Go back in time to the middle ages of Rome, as you explore the churches on Esquiline Hill. Breathtaking marbles and mosaics in an explosion of colors revealing the roots of Christian art.
The Basilica of S. Maria Maggiore was built in the 5th century and dedicated to the Virgin Mary, shortly after the Council of Ephesus (431 A.D.), where it was decided that she was “Theotocos”, birth giver of God, mother of Jesus in his two natures: human and divine. The Basilica, one of the most beautiful and important churches of the city, hosts many rests of its medieval times like mosaics (there is a mosaic cycle of the 5th century! Unique in Europe for its importance and quality), statues and an icon that tradition wants depicted by St. Luke.
In a narrow street just on the corner we find the church of Santa Prassede, a 9th century basilica that will surprise and charm us like a hidden gem just revealed. The atmosphere is of a place where time stopped, mysterious Byzantine mosaics are still filling the apse, frescoes are decorating the walls, and in a chapel, illuminated by the glowing gold of mosaics, the scourging column of Christ, a holy relic of his Passion brought from Jerusalem!

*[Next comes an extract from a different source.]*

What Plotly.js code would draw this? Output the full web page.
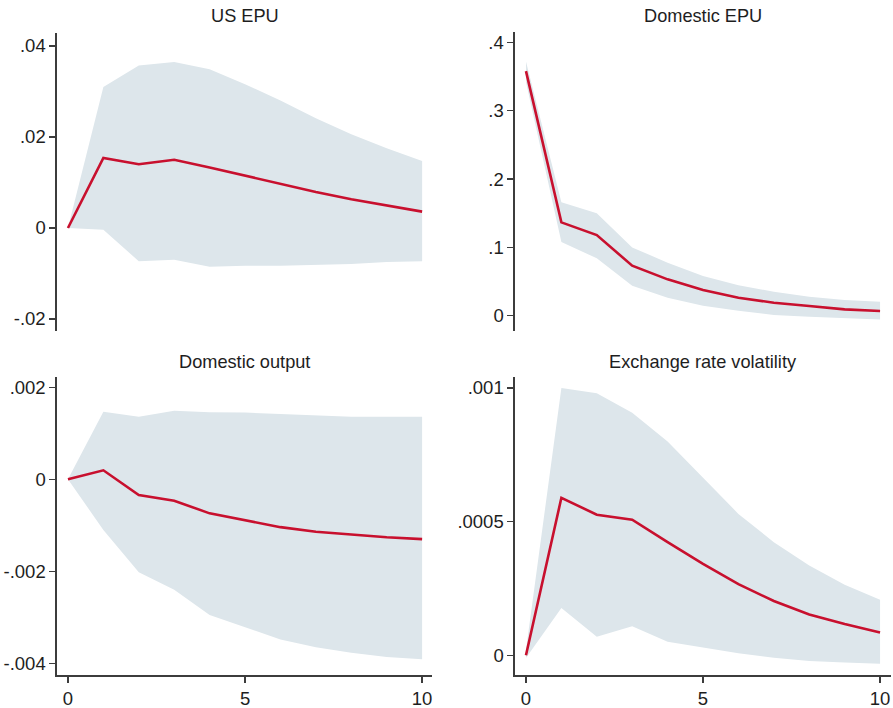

Another medieval church – dedicated to Santa Pudenziana, sister of Santa Prassede – is to be found in the same area. The church has in the apse a mosaic cycle that by the famous historian Gregorovius was considered the most beautiful of the city! And I agree! The colors and the figures are without equal, but what “hits” our curiosity is the surprising iconography: Christ wears a golden toga, the apostles are dressed like old roman senators and on the backdrop a charming blue sky is colored by the orange light of a sunset!